Part of my job is making sure readers are kept fully informed about the
messages our top econocrats are trying to get across to the public.
They're usually much franker and clearer than the spin we get from our
political leaders.
But just because I report their views faithfully
doesn't mean I always agree with them.
As it related to the outlook for
the economy, the message in the speech Treasury secretary Dr Martin
Parkinson delivered last week fitted well with the messages we've been
getting from Glenn Stevens and Dr Philip Lowe, of the Reserve Bank.
It's
a warning that, between the slowdown in our rate of productivity
improvement, the expected continuing fallback in mineral export prices
and the reversal of the "demographic dividend" delivered by the baby
boomers, "we face a significant challenge in maintaining the rate of
growth in living standards that Australians have come to expect".
Specifically,
Parkinson projected that, even if we assume labour productivity grows
at its long-term average, the other two factors would cause real income
per person to grow by just 0.7 per cent a year over the decade to
2023-24, rather than the 2.3 per cent "to which Australians have become
accustomed".
So over 10 years our present annual real income of
$63,600 per person would grow only to $69,000, rather than $82,000,
leaving us only $5400 a year better off, rather than the $18,400 a year
to which we've become accustomed.
To keep average incomes growing
as fast as we've come to expect will require us to double our present
rate of productivity improvement to 3 per cent a year.
Sorry, but I
very much doubt we'll be willing to make the many controversial reforms
needed to achieve such a transformation. More to the point, I'm not
convinced we should.
The admonitions we get from our econocrats
are far too relentlessly materialist and, hence, mono-dimensional.
Whatever their professed "wellbeing framework", when the chips are down
their advice is to make maintaining the rate at which our material
standard of living is rising our highest priority, if not our only
priority.
We're always being reminded of the pecuniary price to be
paid for worrying about foreign ownership, or saving family farming or
preserving the weekend. But the warnings never run the other way: the
greater personal stress or relational problems or loss of leisure or
greater social disharmony that could accompany going all out to maximise
economic growth.
No one knows better than I do that you can't say
everything you want to say in the time allotted for a speech or the
space allotted for a column. But, even so, some obvious caveats and
qualifications almost never rate a mention.
The most obvious is
the environment. What reason is there to believe acting to maintain our
rate of growth won't do significant further damage, even unacceptable
damage to the ecosystem? How do we know continuing climate change - a
problem about which we've decided not to make a genuine contribution to
international efforts to combat - won't negate our productivity-raising
efforts?
How can we talk about capturing a big share of the growth
in Asia's demand for Western foodstuffs without mentioning climate
change?
To be fair, their present political masters are so down on
the environment that our econocrats aren't free to speak on the
subject. Parkinson is facing the sack for having been chief designer of
the emissions trading scheme (including the Howard government's version)
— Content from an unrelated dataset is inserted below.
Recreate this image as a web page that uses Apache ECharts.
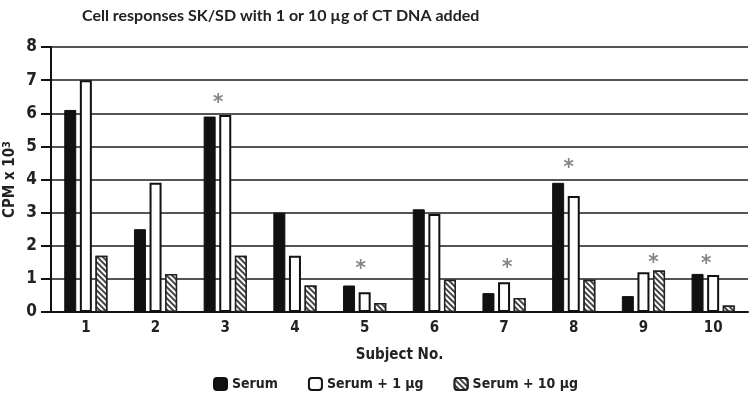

and his successor - an outstanding Treasury officer - has already had
the chop. It's a wonder Professor Ross Garnaut isn't behind bars - or at
least had his office raided by ASIO.
Another obvious but
never-mentioned caveat is the distribution of all this increased income.
It's all very well to talk about increasing the average income,
implicitly assuming the extra income will be shared in line with the
existing distribution. Our experience of income growth over the past 30
years is that a disproportionate share ends up in the hands of the
people at the top.
Why no mention of this when ordinary workers are being asked to support reforms that could cost them their jobs?
More
basically, how do the econocrats know we'd find a slower rate of growth
in our affluence bitterly disappointing? They don't. Their confident
claims that we would are based on their faith in materialism, not
evidence.
Most of us are condemned to spend 40 years of our lives
working 40 hours a week. Why do econocrats never wonder whether making
that work more satisfying would do more for our "wellbeing" than making
extracting more productivity from our labour the only priority?